Chicago Tribune
- Recommended
"...Given the crowded off-Loop world, Shattered Globe will perhaps have to make more radical programmatic and conceptual choices in the future. It will need to make a distinctive case for itself. But this fine company — long synonymous with intensity, craft and truth — is most assuredly back. And Chicago is the richer."
Chicago Sun Times
- Recommended
"...McDonagh’s play is a strange brew that can shift dramatically in tone and emphasis from one production to the next. Sometimes it is utterly despairing, while at other times it is primarily blackly comic.
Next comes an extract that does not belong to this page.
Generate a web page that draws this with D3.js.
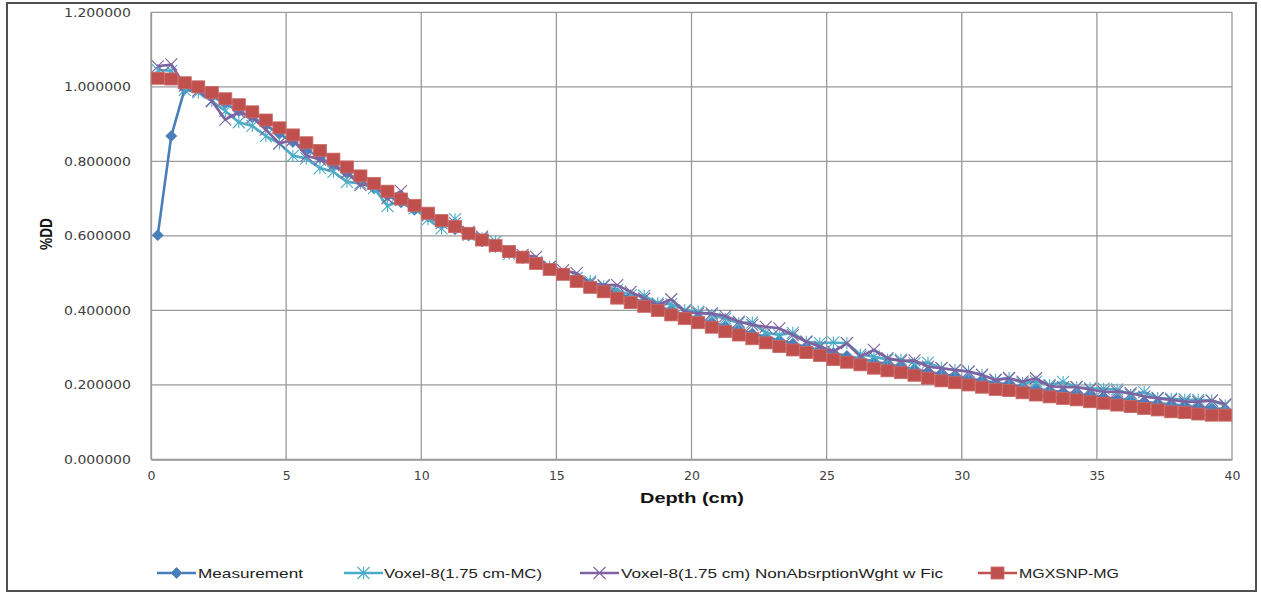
<!DOCTYPE html>
<html>
<head>
<meta charset="utf-8">
<script src="https://cdn.jsdelivr.net/npm/d3@7"></script>
<style>
  html, body { margin: 0; padding: 0; background: #fff; }
  svg { display: block; }
</style>
</head>
<body>
<svg id="chart" width="1261" height="594"></svg>
<script>
// Depth-dose curves: measured vs. simulated percent depth dose along the central axis.
const depth = [
  0.25, 0.75, 1.25, 1.75, 2.25, 2.75, 3.25, 3.75, 4.25, 4.75,
  5.25, 5.75, 6.25, 6.75, 7.25, 7.75, 8.25, 8.75, 9.25, 9.75,
  10.25, 10.75, 11.25, 11.75, 12.25, 12.75, 13.25, 13.75, 14.25, 14.75,
  15.25, 15.75, 16.25, 16.75, 17.25, 17.75, 18.25, 18.75, 19.25, 19.75,
  20.25, 20.75, 21.25, 21.75, 22.25, 22.75, 23.25, 23.75, 24.25, 24.75,
  25.25, 25.75, 26.25, 26.75, 27.25, 27.75, 28.25, 28.75, 29.25, 29.75,
  30.25, 30.75, 31.25, 31.75, 32.25, 32.75, 33.25, 33.75, 34.25, 34.75,
  35.25, 35.75, 36.25, 36.75, 37.25, 37.75, 38.25, 38.75, 39.25, 39.75
];

const measurement = [
  0.602, 0.868, 0.995, 0.995, 0.975, 0.955, 0.935, 0.918, 0.897, 0.874,
  0.852, 0.832, 0.810, 0.790, 0.768, 0.748, 0.728, 0.708, 0.690, 0.670,
  0.652, 0.634, 0.618, 0.601, 0.585, 0.570, 0.555, 0.541, 0.527, 0.512,
  0.498, 0.485, 0.472, 0.459, 0.446, 0.434, 0.422, 0.411, 0.400, 0.389,
  0.378, 0.368, 0.358, 0.348, 0.338, 0.329, 0.320, 0.311, 0.302, 0.294,
  0.286, 0.278, 0.270, 0.263, 0.256, 0.249, 0.242, 0.236, 0.229, 0.223,
  0.217, 0.212, 0.206, 0.201, 0.195, 0.190, 0.185, 0.181, 0.176, 0.172,
  0.167, 0.163, 0.159, 0.155, 0.151, 0.148, 0.144, 0.141, 0.138, 0.135
];

const voxelMC = [
  1.045, 1.043, 0.992, 0.985, 0.962, 0.935, 0.905, 0.895, 0.868, 0.848,
  0.815, 0.808, 0.782, 0.772, 0.745, 0.741, 0.728, 0.680, 0.696, 0.674,
  0.645, 0.620, 0.645, 0.603, 0.594, 0.585, 0.552, 0.544, 0.530, 0.517,
  0.497, 0.487, 0.478, 0.465, 0.455, 0.441, 0.440, 0.419, 0.417, 0.401,
  0.397, 0.388, 0.378, 0.366, 0.368, 0.340, 0.334, 0.340, 0.316, 0.312,
  0.314, 0.312, 0.282, 0.276, 0.268, 0.268, 0.258, 0.260, 0.245, 0.240,
  0.236, 0.227, 0.214, 0.219, 0.205, 0.209, 0.200, 0.208, 0.194, 0.191,
  0.190, 0.188, 0.174, 0.181, 0.165, 0.163, 0.161, 0.160, 0.158, 0.145
];

const voxelNonAbs = [
  1.055, 1.060, 1.003, 0.990, 0.962, 0.912, 0.932, 0.918, 0.885, 0.848,
  0.858, 0.815, 0.805, 0.790, 0.770, 0.736, 0.741, 0.701, 0.720, 0.680,
  0.656, 0.634, 0.634, 0.611, 0.598, 0.571, 0.558, 0.549, 0.544, 0.517,
  0.508, 0.500, 0.473, 0.468, 0.468, 0.450, 0.432, 0.415, 0.430, 0.397,
  0.392, 0.392, 0.385, 0.370, 0.361, 0.356, 0.352, 0.334, 0.316, 0.303,
  0.289, 0.312, 0.276, 0.294, 0.272, 0.264, 0.266, 0.249, 0.245, 0.240,
  0.236, 0.227, 0.213, 0.218, 0.209, 0.218, 0.197, 0.194, 0.194, 0.188,
  0.182, 0.182, 0.178, 0.169, 0.164, 0.160, 0.155, 0.155, 0.158, 0.148
];

const mgxsnp = [
  1.023, 1.021, 1.011, 1.000, 0.985, 0.968, 0.952, 0.933, 0.911, 0.890,
  0.871, 0.850, 0.829, 0.806, 0.785, 0.761, 0.741, 0.720, 0.699, 0.682,
  0.661, 0.641, 0.625, 0.607, 0.589, 0.574, 0.558, 0.543, 0.526, 0.510,
  0.497, 0.478, 0.462, 0.450, 0.433, 0.421, 0.411, 0.400, 0.388, 0.378,
  0.367, 0.355, 0.343, 0.334, 0.324, 0.313, 0.303, 0.294, 0.287, 0.279,
  0.268, 0.261, 0.254, 0.245, 0.238, 0.233, 0.226, 0.218, 0.211, 0.206,
  0.200, 0.194, 0.188, 0.185, 0.179, 0.173, 0.168, 0.164, 0.160, 0.155,
  0.151, 0.146, 0.142, 0.137, 0.133, 0.128, 0.126, 0.122, 0.119, 0.119
];

const xTicks = [0, 5, 10, 15, 20, 25, 30, 35, 40];
const yTicks = [0, 0.2, 0.4, 0.6, 0.8, 1.0, 1.2];
const seriesNames = [
  "Measurement",
  "Voxel-8(1.75 cm-MC)",
  "Voxel-8(1.75 cm) NonAbsrptionWght w Fic",
  "MGXSNP-MG"
];

const series = [
  { name: seriesNames[0], values: measurement, color: "#4A7EBB", marker: "diamond" },
  { name: seriesNames[1], values: voxelMC,     color: "#4BACC6", marker: "star" },
  { name: seriesNames[2], values: voxelNonAbs, color: "#7E62A1", marker: "cross" },
  { name: seriesNames[3], values: mgxsnp,      color: "#C0504D", marker: "square" }
];

const svg = d3.select("#chart");
const W = 1261, H = 594;
const plot = { left: 151, right: 1232, top: 12.3, bottom: 459.5 };

// outer chart frame
svg.append("rect").attr("x", 0).attr("y", 0).attr("width", W).attr("height", H).attr("fill", "#fff");
svg.append("rect")
  .attr("x", 7).attr("y", 3).attr("width", 1249).attr("height", 588)
  .attr("fill", "none").attr("stroke", "#505050").attr("stroke-width", 2);

const x = d3.scaleLinear().domain([0, 40]).range([plot.left, plot.right]);
const y = d3.scaleLinear().domain([0, 1.2]).range([plot.bottom, plot.top]);

// gridlines
const grid = svg.append("g");
grid.selectAll("line.h").data(yTicks).join("line")
  .attr("x1", plot.left).attr("x2", plot.right)
  .attr("y1", d => y(d)).attr("y2", d => y(d))
  .attr("stroke", "#9a9a9a").attr("stroke-width", 1.3);
grid.selectAll("line.v").data(xTicks).join("line")
  .attr("y1", plot.top).attr("y2", plot.bottom)
  .attr("x1", d => x(d)).attr("x2", d => x(d))
  .attr("stroke", "#9a9a9a").attr("stroke-width", 1.3);

// axes (labels only, Excel style)
const tickFont = "DejaVu Sans, Verdana, sans-serif";
const yAxis = svg.append("g")
  .attr("transform", `translate(${plot.left},0)`)
  .call(d3.axisLeft(y).tickValues(yTicks).tickSize(0).tickPadding(20).tickFormat(d3.format(".6f")));
yAxis.select(".domain").attr("stroke", "#9a9a9a").attr("stroke-width", 1.3);
yAxis.selectAll("text")
  .attr("font-family", tickFont).attr("font-size", 12.5).attr("fill", "#404040")
  .attr("textLength", 67).attr("lengthAdjust", "spacingAndGlyphs");

const xAxis = svg.append("g")
  .attr("transform", `translate(0,${plot.bottom})`)
  .call(d3.axisBottom(x).tickValues(xTicks).tickSize(0).tickPadding(12).tickFormat(d3.format("d")));
xAxis.select(".domain").attr("stroke", "#9a9a9a").attr("stroke-width", 1.3);
xAxis.selectAll("text")
  .attr("font-family", tickFont).attr("font-size", 12.5).attr("fill", "#404040");

// axis titles
svg.append("text")
  .attr("x", 692).attr("y", 503)
  .attr("text-anchor", "middle")
  .attr("font-family", "Liberation Sans, Arial, sans-serif")
  .attr("font-weight", "bold").attr("font-size", 15).attr("fill", "#111")
  .attr("textLength", 104).attr("lengthAdjust", "spacingAndGlyphs")
  .text("Depth (cm)");
svg.append("text")
  .attr("transform", "translate(52,234) rotate(-90)")
  .attr("text-anchor", "middle")
  .attr("font-family", "Liberation Sans, Arial, sans-serif")
  .attr("font-weight", "bold").attr("font-size", 17).attr("fill", "#111")
  .attr("textLength", 32).attr("lengthAdjust", "spacingAndGlyphs")
  .text("%DD");

// marker drawing
function drawMarker(g, type, color, cx, cy) {
  if (type === "diamond") {
    g.append("path")
      .attr("d", `M${cx},${cy - 5.5}L${cx + 5.5},${cy}L${cx},${cy + 5.5}L${cx - 5.5},${cy}Z`)
      .attr("fill", color).attr("stroke", color).attr("stroke-width", 0.8);
  } else if (type === "square") {
    g.append("rect")
      .attr("x", cx - 6.5).attr("y", cy - 6).attr("width", 13).attr("height", 12)
      .attr("fill", color).attr("stroke", "#c96a67").attr("stroke-width", 0.8);
  } else if (type === "star") {
    const r = 6;
    g.append("path")
      .attr("d", `M${cx - r},${cy - r}L${cx + r},${cy + r}M${cx - r},${cy + r}L${cx + r},${cy - r}M${cx},${cy - r}L${cx},${cy + r}`)
      .attr("stroke", color).attr("stroke-width", 1.1).attr("fill", "none");
  } else if (type === "cross") {
    const r = 6;
    g.append("path")
      .attr("d", `M${cx - r},${cy - r}L${cx + r},${cy + r}M${cx - r},${cy + r}L${cx + r},${cy - r}`)
      .attr("stroke", color).attr("stroke-width", 1.1).attr("fill", "none");
  }
}

// series lines and markers
const line = d3.line().x(d => x(d[0])).y(d => y(d[1]));
series.forEach(s => {
  const pts = depth.map((d, i) => [d, s.values[i]]);
  const g = svg.append("g");
  g.append("path")
    .attr("d", line(pts))
    .attr("fill", "none").attr("stroke", s.color)
    .attr("stroke-width", 2.6).attr("stroke-linejoin", "round");
  pts.forEach(p => drawMarker(g, s.marker, s.color, x(p[0]), y(p[1])));
});

// legend
const legendItems = [
  { lineX: 157, textX: 198, textW: 105 },
  { lineX: 344, textX: 384, textW: 158 },
  { lineX: 580, textX: 621, textW: 322 },
  { lineX: 978, textX: 1019, textW: 100 }
];
const legY = 573;
const legend = svg.append("g");
series.forEach((s, i) => {
  const it = legendItems[i];
  legend.append("line")
    .attr("x1", it.lineX).attr("x2", it.lineX + 39)
    .attr("y1", legY).attr("y2", legY)
    .attr("stroke", s.color).attr("stroke-width", 2.6);
  drawMarker(legend, s.marker, s.color, it.lineX + 19.5, legY);
  legend.append("text")
    .attr("x", it.textX).attr("y", legY + 4.5)
    .attr("font-family", "Liberation Sans, Arial, sans-serif")
    .attr("font-size", 13).attr("fill", "#222")
    .attr("textLength", it.textW).attr("lengthAdjust", "spacingAndGlyphs")
    .text(s.name);
});
</script>
</body>
</html>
Sometimes it stretches belief for shock effect, and at others it proves to be emotionally devastating. The Shattered Globe version, directed by Steve Scott, is a bit uneven, but it is the story’s deep, pervasive sense of loneliness that emerges most strongly, and that is for the best."
Chicago Reader
- Recommended
"...Steve Scott's staging captures the script's comedy and Gaelic rhythms while competently navigating the plot's twists and reversals. The performances, though, rarely rise above the level of good journeyman work. Longtime Shattered Globe ensemble members Linda Reiter and Eileen Niccolai would do well to adopt each other's dominant characteristics. As Mag, Reiter barks and domineers convincingly but fails to show the senile baby inside the harridan. Niccolai, meanwhile, conveys Maureen's sadness and isolation but very little of the ferocity that would drive a woman to douse her own mother with boiling oil. Consequently, the play's scenes of violence never seem to go far enough."
Time Out Chicago
- Recommended
"...
Scott’s uneven revival struggles to find its tone, dabbling in bleak desperation, dark humor and broad comedy alike. Any of these could be viable choices, but the admixture undercuts the deceptive momentum of McDonagh’s twisty script. Still, even though the relative ages of Scott’s cast members are all off—a fact that’s tough to gloss over in a staging as intimate as this—Niccolai and Reiter know each other well enough as performers to imbue their characters’ relationship with an amber-encased familiarity that makes us dread its inevitable, violent end."
ChicagoCritic
- Highly Recommended
"...Sporting thick authentic brogues, this four person cast marvelously navigates through all the dark humor and sardonic wit contained. Linda Reiter is the mother from hell and Eileen Niccolai brash antics covers her troubled past. The battle between these two dysfunctional souls will keep you riveted to your seats. This production strikes all the right notes. Welcome back Shattered Globe."
Chicago Stage and Screen
- Highly Recommended
"...The Beauty Queen of Leenane is an excellent play about being pushed to your limits by those you love. Not your average play about the bond between mother and daughter, more like complete opposites, the line a daughter is willing to cross to ensure her mother is out of the picture. Without a doubt considered to be one of Martin McDonagh's best, his voice behind Irish influence will go down in history as one of the best playwrights. Shattered Globe Theatre does a great job bringing his masterpiece to life."
Around The Town Chicago
- Highly Recommended
"...I found the story intriguing with some wonderful little events ( that I really cannot tell you about or I would destroy the events and the outcome of this brilliantly written piece). There is mystery and intrigue and while it is a romantic story filled with biting humor, it is also a tragedy for all of the main characters with the exception of Pato’s brother Ray ( Kevin Viol)."
Chicago Theater Beat
- Highly Recommended
"...Director Steve Scott keeps a nicely controlled rein on the storytelling here: Less is infinitely more as Niccolai’s Maureen simmers in a slow but inexorable burn toward an explosion of rage. Under the ruthlessly demanding edicts of her mother, Maureen moves with precise control but has the wild-eyed, feral look of a fox desperate enough to chew off its own leg to escape the trap it is entangled in. As Mag, Reiter scrunches her face into a permanent gargoyle grimace, making the character both monstrous and pathetic – and making Maureen’s plight all the more untenable. Something has to give between mother and daughter before the last scene, and so it does, with all the violence and horror one expects from a McDonagh play."